» **What you have to do**
Leaving out every picture, retype the lines below from the top through the one that contains "import plotly.graph_objects as go".

» **Information supplied**
########################################
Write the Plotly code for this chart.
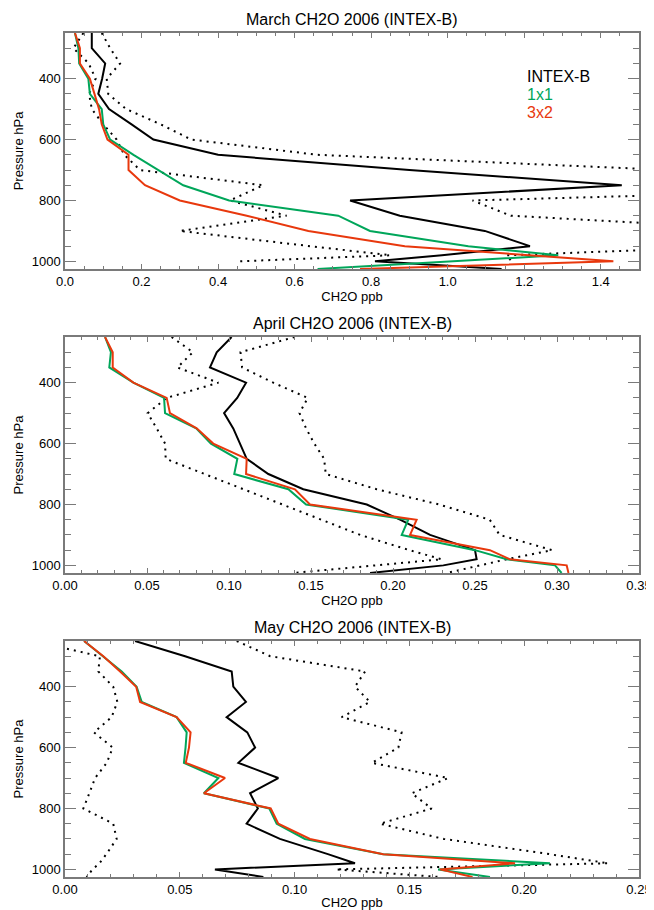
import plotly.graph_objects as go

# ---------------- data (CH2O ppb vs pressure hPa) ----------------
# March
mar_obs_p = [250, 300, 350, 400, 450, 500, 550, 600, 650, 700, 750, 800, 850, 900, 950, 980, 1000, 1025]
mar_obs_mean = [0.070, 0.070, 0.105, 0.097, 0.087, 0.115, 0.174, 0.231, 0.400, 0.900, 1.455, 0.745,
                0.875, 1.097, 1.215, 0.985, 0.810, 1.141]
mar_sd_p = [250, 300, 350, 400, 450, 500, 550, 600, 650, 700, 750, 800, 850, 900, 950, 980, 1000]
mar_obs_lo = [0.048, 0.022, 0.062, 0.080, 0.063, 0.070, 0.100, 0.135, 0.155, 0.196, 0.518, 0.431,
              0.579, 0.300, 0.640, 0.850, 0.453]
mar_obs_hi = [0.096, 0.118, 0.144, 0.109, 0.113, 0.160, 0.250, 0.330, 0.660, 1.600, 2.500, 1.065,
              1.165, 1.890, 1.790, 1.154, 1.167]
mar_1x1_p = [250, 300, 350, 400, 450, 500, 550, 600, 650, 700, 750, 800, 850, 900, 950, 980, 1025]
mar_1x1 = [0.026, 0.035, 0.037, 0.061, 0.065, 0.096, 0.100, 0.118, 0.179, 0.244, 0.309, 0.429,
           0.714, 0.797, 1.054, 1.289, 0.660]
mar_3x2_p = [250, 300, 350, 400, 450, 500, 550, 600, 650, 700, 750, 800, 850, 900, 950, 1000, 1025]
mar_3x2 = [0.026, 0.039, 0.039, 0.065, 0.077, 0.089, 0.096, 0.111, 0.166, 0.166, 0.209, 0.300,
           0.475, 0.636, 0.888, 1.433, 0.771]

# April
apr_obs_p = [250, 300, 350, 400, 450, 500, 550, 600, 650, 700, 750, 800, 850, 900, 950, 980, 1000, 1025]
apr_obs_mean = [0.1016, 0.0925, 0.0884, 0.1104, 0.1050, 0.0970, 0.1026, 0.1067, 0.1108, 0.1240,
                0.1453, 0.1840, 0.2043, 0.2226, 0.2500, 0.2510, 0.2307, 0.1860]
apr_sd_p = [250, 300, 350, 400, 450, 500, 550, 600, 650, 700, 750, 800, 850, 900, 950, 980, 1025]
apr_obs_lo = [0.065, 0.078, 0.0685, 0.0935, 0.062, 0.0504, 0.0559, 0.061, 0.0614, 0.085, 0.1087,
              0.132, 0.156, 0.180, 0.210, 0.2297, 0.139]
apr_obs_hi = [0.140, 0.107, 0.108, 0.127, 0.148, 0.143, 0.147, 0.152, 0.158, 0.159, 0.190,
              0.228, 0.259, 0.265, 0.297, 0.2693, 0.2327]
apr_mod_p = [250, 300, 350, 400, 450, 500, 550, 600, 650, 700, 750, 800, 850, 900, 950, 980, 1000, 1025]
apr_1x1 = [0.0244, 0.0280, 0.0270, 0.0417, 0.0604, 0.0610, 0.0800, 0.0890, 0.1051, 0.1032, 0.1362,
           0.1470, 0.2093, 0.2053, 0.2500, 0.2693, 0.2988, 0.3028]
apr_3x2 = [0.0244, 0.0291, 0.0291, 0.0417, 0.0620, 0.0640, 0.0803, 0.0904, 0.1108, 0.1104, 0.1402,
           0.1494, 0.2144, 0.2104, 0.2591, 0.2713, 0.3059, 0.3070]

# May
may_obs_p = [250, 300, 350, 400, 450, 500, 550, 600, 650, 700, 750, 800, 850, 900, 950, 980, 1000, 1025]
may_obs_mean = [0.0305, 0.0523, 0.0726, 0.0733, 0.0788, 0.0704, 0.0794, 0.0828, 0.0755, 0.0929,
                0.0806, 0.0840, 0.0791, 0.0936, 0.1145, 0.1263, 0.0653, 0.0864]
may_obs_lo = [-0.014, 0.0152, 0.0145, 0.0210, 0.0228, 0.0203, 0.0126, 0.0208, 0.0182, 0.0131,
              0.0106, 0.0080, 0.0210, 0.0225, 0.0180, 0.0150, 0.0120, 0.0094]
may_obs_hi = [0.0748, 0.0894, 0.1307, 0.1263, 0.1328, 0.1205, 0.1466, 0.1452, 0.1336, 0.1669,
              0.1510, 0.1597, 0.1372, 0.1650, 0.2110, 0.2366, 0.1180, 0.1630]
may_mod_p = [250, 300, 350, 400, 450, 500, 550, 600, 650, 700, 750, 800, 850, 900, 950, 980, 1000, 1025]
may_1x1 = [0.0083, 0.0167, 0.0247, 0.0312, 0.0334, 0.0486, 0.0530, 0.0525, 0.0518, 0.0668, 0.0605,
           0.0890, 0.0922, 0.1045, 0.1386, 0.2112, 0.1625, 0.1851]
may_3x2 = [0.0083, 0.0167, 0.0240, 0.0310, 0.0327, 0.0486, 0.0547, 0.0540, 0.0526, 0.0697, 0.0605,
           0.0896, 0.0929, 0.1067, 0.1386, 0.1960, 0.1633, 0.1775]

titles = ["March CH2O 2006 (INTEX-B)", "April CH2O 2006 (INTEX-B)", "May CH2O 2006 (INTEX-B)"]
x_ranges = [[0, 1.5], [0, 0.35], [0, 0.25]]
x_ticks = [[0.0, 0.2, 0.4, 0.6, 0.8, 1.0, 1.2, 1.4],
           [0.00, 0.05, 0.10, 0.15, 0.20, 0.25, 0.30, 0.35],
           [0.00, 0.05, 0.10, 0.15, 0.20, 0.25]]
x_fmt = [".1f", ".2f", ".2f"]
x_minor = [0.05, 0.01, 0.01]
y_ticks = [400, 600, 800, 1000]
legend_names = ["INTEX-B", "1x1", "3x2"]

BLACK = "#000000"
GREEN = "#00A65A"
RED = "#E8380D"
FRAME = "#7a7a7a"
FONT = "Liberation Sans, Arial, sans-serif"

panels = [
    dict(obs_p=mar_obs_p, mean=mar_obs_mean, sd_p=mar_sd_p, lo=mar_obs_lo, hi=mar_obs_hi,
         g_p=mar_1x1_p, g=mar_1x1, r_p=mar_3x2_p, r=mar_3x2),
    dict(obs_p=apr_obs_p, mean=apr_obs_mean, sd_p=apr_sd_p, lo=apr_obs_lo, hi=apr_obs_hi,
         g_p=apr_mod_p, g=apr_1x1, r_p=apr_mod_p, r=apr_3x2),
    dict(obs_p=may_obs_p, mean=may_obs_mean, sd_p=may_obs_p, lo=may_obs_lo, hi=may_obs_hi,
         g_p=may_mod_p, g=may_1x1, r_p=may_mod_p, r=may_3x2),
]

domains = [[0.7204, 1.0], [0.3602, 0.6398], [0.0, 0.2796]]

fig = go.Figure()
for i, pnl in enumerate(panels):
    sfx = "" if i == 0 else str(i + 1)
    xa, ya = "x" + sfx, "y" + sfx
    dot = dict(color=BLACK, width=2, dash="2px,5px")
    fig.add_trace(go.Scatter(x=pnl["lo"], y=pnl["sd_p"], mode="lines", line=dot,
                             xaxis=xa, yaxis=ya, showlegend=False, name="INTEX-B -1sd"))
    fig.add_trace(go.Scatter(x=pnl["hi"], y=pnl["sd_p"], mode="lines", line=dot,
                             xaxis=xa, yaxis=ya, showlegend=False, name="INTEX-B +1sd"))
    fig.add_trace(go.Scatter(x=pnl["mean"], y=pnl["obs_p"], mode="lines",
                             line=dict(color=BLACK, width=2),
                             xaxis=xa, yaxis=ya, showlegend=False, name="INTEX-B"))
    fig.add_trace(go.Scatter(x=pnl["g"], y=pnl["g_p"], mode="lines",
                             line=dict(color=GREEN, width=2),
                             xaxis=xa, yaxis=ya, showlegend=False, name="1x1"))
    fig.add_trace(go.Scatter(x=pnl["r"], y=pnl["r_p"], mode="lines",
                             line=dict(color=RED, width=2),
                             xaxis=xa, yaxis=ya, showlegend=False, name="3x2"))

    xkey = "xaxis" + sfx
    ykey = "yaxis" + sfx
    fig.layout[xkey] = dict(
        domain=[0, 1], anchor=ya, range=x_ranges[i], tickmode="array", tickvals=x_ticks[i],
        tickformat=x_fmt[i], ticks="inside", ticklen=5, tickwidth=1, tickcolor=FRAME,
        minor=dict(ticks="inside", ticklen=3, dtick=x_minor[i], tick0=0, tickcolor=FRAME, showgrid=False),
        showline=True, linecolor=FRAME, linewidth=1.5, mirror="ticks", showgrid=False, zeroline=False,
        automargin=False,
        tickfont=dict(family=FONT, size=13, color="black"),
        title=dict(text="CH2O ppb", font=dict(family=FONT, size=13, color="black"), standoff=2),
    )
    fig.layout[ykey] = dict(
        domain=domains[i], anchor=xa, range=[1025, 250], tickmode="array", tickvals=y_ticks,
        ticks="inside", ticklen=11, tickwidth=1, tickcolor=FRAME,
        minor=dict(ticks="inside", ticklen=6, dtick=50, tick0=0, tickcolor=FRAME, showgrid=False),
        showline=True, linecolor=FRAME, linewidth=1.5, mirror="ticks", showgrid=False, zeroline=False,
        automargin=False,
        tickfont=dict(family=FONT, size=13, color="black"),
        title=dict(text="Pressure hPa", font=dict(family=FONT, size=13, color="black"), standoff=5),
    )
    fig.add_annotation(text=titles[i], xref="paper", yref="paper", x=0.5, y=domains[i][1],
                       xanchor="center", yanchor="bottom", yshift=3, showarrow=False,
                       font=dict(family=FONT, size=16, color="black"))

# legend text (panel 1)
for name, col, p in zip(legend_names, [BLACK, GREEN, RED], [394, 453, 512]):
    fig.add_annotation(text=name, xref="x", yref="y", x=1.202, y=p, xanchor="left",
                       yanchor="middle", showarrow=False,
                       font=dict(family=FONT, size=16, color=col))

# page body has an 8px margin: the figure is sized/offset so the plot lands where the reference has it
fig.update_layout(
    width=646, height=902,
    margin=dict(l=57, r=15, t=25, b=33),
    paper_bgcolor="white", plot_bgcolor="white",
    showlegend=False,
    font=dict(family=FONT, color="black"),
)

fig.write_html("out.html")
########################################
» **Response**
Write the Plotly code for this chart.
import plotly.graph_objects as go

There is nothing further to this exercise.